La Haute juridiction le confirme. C'est, dès lors, à bon droit que la cour d'appel, qui a relevé que la société reconnaissait être usufruitière de l'ouvrage et devant laquelle elle ne prétendait pas avoir été mandatée par le nu-propriétaire, a retenu que cette société ne pouvait agir contre le constructeur et son assureur sur le fondement de la garantie décennale.

La solution n’est donc pas surprenante mais reste critiquable. Il ressort de la lettre de l’article 1792 la possibilité d’agir du maître d’ouvrage sans évoquer sa qualité de propriétaire.

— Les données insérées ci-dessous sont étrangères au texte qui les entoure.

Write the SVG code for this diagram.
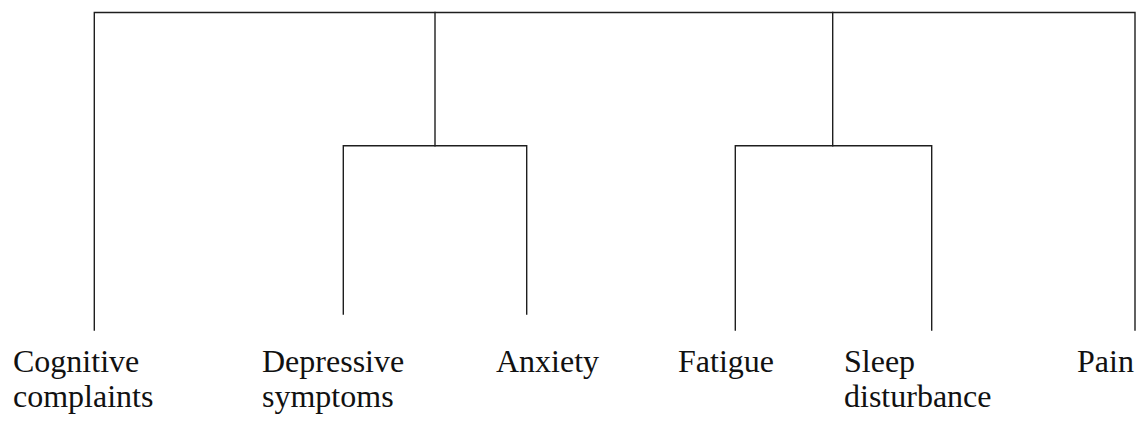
<svg xmlns="http://www.w3.org/2000/svg" width="1146" height="421" viewBox="0 0 1146 421">
  <style>
    .link { fill: none; stroke: #1e1e1e; stroke-width: 1.4; stroke-linecap: square; }
    .label { font-size: 32px; fill: #111; }
  </style>
  <rect width="1146" height="421" fill="#ffffff"/>

  <!-- dendrogram links -->
  <g id="connectors">
    <!-- root bar -->
    <path class="link" d="M94.3,330 V12.5 H1135 V330"/>
    <path class="link" d="M435,12.5 V145.7"/>
    <path class="link" d="M832.7,12.5 V145.7"/>
    <!-- left cluster -->
    <path class="link" d="M343.3,314 V145.7 H526.7 V314"/>
    <!-- right cluster -->
    <path class="link" d="M735.3,330 V145.7 H931.7 V330"/>
  </g>

  <!-- leaves -->
  <g font-family="Liberation Serif, serif">
    <g id="node-cognitive">
      <text class="label" x="13" y="372">Cognitive</text>
      <text class="label" x="13" y="407">complaints</text>
    </g>
    <g id="node-depressive">
      <text class="label" x="262" y="372">Depressive</text>
      <text class="label" x="262" y="407">symptoms</text>
    </g>
    <g id="node-anxiety">
      <text class="label" x="496" y="372">Anxiety</text>
    </g>
    <g id="node-fatigue">
      <text class="label" x="678" y="372">Fatigue</text>
    </g>
    <g id="node-sleep">
      <text class="label" x="844" y="372">Sleep</text>
      <text class="label" x="844" y="407">disturbance</text>
    </g>
    <g id="node-pain">
      <text class="label" x="1077" y="372">Pain</text>
    </g>
  </g>
</svg>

C’est encore de manière trop générale que la Cour de cassation, dans son arrêt du 23 octobre 2012 (Cass. civ. 3, 23 octobre 2012, précité), prive le preneur pourtant maître d’ouvrage des travaux litigieux de son droit à agir sur le fondement de l’article 1792, en reprenant l’expression utilisée à l’occasion de son arrêt du 1er juillet 2009 (Cass. civ. 3, 1er juillet 2009, n° 08-14.714, FS-P+B N° Lexbase : A5830EIR), à savoir que le locataire n’était titulaire « que d’un simple droit de jouissance sur l’ouvrage dont il n’avait pas la propriété » et n’était donc pas recevable à agir.

Si certaines cours d’appel distinguent, selon nous à juste raison, la qualité de propriétaire de celle du maître de l’ouvrage réalisé à l’intérieur d’un bâtiment (pour exemple, CA Nîmes, chambre 1, section A, 27 juin 2006, n° 04/01006), d’autres ne le font malheureusement pas (pour exemple, CA Dijon, 18 décembre 2007, n° 07/00476 N° Lexbase : A6560GYM).

La Haute juridiction rappelle, toutefois, que l’usufruitier n’est pas pour autant démuni de recours puisqu’il peut exercer son action à l’encontre du constructeur sur le fondement du droit commun de la responsabilité.